* **RECORDED INFORMATION**
┌──
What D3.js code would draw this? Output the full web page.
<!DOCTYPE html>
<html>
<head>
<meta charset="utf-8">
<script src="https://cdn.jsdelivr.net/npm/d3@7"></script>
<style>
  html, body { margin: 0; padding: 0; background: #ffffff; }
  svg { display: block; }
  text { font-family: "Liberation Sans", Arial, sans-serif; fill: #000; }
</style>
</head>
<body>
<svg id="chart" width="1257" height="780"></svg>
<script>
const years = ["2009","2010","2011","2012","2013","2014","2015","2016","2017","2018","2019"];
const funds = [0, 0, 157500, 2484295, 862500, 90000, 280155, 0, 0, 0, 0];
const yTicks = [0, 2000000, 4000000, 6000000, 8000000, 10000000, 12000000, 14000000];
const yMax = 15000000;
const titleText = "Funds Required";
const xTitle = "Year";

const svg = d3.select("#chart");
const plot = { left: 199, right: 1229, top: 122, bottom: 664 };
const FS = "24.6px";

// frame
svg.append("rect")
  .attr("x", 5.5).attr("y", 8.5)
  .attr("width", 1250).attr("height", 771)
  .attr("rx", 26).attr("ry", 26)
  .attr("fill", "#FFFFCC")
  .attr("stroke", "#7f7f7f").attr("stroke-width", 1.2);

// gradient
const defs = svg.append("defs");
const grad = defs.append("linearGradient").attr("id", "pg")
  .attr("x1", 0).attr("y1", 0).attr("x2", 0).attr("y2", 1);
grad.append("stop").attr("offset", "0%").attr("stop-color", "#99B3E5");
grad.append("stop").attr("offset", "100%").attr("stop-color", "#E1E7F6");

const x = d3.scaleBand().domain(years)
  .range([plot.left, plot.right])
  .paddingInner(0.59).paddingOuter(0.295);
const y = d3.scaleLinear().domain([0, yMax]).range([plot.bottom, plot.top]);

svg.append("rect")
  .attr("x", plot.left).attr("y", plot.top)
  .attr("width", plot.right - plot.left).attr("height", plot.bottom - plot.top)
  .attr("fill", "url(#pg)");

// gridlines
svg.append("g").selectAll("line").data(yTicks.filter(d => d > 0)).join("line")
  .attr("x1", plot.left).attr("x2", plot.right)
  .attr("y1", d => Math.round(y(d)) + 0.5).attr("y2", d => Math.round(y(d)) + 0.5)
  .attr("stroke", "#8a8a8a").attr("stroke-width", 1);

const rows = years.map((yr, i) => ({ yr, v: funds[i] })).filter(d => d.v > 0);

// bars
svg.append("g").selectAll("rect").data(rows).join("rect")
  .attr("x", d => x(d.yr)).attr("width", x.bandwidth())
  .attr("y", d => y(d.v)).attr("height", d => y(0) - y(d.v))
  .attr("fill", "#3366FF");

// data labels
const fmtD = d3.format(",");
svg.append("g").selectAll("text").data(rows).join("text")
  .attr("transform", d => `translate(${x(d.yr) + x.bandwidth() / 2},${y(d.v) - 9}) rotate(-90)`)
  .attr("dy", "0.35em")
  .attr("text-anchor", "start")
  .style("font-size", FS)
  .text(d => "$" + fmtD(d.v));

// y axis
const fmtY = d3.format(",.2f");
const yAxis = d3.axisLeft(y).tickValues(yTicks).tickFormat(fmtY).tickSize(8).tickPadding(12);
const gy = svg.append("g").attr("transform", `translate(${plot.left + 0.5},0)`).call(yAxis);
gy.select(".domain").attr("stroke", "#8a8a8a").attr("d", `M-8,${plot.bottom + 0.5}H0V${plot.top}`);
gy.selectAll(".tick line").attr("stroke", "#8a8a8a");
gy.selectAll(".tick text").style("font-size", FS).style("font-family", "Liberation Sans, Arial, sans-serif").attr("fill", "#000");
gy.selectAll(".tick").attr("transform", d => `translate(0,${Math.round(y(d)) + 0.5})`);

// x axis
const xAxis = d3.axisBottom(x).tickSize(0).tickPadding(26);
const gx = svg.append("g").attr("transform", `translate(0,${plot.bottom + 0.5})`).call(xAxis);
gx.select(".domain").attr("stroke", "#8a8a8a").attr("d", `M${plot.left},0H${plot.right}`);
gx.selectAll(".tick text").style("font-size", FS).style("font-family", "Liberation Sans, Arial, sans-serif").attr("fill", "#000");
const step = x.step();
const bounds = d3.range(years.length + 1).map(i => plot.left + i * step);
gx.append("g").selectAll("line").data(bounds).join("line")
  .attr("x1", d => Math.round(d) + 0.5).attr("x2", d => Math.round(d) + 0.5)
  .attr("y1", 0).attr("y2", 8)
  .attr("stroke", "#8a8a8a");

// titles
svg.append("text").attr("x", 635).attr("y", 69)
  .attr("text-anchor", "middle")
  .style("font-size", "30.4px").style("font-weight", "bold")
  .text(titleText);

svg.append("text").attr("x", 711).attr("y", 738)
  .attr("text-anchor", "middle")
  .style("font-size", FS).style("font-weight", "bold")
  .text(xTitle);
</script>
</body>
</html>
└──
* **TASK BRIEF**
Output all of the material exactly as written.

* **TASK RESULT**
What D3.js code would draw this? Output the full web page.
<!DOCTYPE html>
<html>
<head>
<meta charset="utf-8">
<script src="https://cdn.jsdelivr.net/npm/d3@7"></script>
<style>
  html, body { margin: 0; padding: 0; background: #ffffff; }
  svg { display: block; }
  text { font-family: "Liberation Sans", Arial, sans-serif; fill: #000; }
</style>
</head>
<body>
<svg id="chart" width="1257" height="780"></svg>
<script>
const years = ["2009","2010","2011","2012","2013","2014","2015","2016","2017","2018","2019"];
const funds = [0, 0, 157500, 2484295, 862500, 90000, 280155, 0, 0, 0, 0];
const yTicks = [0, 2000000, 4000000, 6000000, 8000000, 10000000, 12000000, 14000000];
const yMax = 15000000;
const titleText = "Funds Required";
const xTitle = "Year";

const svg = d3.select("#chart");
const plot = { left: 199, right: 1229, top: 122, bottom: 664 };
const FS = "24.6px";

// frame
svg.append("rect")
  .attr("x", 5.5).attr("y", 8.5)
  .attr("width", 1250).attr("height", 771)
  .attr("rx", 26).attr("ry", 26)
  .attr("fill", "#FFFFCC")
  .attr("stroke", "#7f7f7f").attr("stroke-width", 1.2);

// gradient
const defs = svg.append("defs");
const grad = defs.append("linearGradient").attr("id", "pg")
  .attr("x1", 0).attr("y1", 0).attr("x2", 0).attr("y2", 1);
grad.append("stop").attr("offset", "0%").attr("stop-color", "#99B3E5");
grad.append("stop").attr("offset", "100%").attr("stop-color", "#E1E7F6");

const x = d3.scaleBand().domain(years)
  .range([plot.left, plot.right])
  .paddingInner(0.59).paddingOuter(0.295);
const y = d3.scaleLinear().domain([0, yMax]).range([plot.bottom, plot.top]);

svg.append("rect")
  .attr("x", plot.left).attr("y", plot.top)
  .attr("width", plot.right - plot.left).attr("height", plot.bottom - plot.top)
  .attr("fill", "url(#pg)");

// gridlines
svg.append("g").selectAll("line").data(yTicks.filter(d => d > 0)).join("line")
  .attr("x1", plot.left).attr("x2", plot.right)
  .attr("y1", d => Math.round(y(d)) + 0.5).attr("y2", d => Math.round(y(d)) + 0.5)
  .attr("stroke", "#8a8a8a").attr("stroke-width", 1);

const rows = years.map((yr, i) => ({ yr, v: funds[i] })).filter(d => d.v > 0);

// bars
svg.append("g").selectAll("rect").data(rows).join("rect")
  .attr("x", d => x(d.yr)).attr("width", x.bandwidth())
  .attr("y", d => y(d.v)).attr("height", d => y(0) - y(d.v))
  .attr("fill", "#3366FF");

// data labels
const fmtD = d3.format(",");
svg.append("g").selectAll("text").data(rows).join("text")
  .attr("transform", d => `translate(${x(d.yr) + x.bandwidth() / 2},${y(d.v) - 9}) rotate(-90)`)
  .attr("dy", "0.35em")
  .attr("text-anchor", "start")
  .style("font-size", FS)
  .text(d => "$" + fmtD(d.v));

// y axis
const fmtY = d3.format(",.2f");
const yAxis = d3.axisLeft(y).tickValues(yTicks).tickFormat(fmtY).tickSize(8).tickPadding(12);
const gy = svg.append("g").attr("transform", `translate(${plot.left + 0.5},0)`).call(yAxis);
gy.select(".domain").attr("stroke", "#8a8a8a").attr("d", `M-8,${plot.bottom + 0.5}H0V${plot.top}`);
gy.selectAll(".tick line").attr("stroke", "#8a8a8a");
gy.selectAll(".tick text").style("font-size", FS).style("font-family", "Liberation Sans, Arial, sans-serif").attr("fill", "#000");
gy.selectAll(".tick").attr("transform", d => `translate(0,${Math.round(y(d)) + 0.5})`);

// x axis
const xAxis = d3.axisBottom(x).tickSize(0).tickPadding(26);
const gx = svg.append("g").attr("transform", `translate(0,${plot.bottom + 0.5})`).call(xAxis);
gx.select(".domain").attr("stroke", "#8a8a8a").attr("d", `M${plot.left},0H${plot.right}`);
gx.selectAll(".tick text").style("font-size", FS).style("font-family", "Liberation Sans, Arial, sans-serif").attr("fill", "#000");
const step = x.step();
const bounds = d3.range(years.length + 1).map(i => plot.left + i * step);
gx.append("g").selectAll("line").data(bounds).join("line")
  .attr("x1", d => Math.round(d) + 0.5).attr("x2", d => Math.round(d) + 0.5)
  .attr("y1", 0).attr("y2", 8)
  .attr("stroke", "#8a8a8a");

// titles
svg.append("text").attr("x", 635).attr("y", 69)
  .attr("text-anchor", "middle")
  .style("font-size", "30.4px").style("font-weight", "bold")
  .text(titleText);

svg.append("text").attr("x", 711).attr("y", 738)
  .attr("text-anchor", "middle")
  .style("font-size", FS).style("font-weight", "bold")
  .text(xTitle);
</script>
</body>
</html>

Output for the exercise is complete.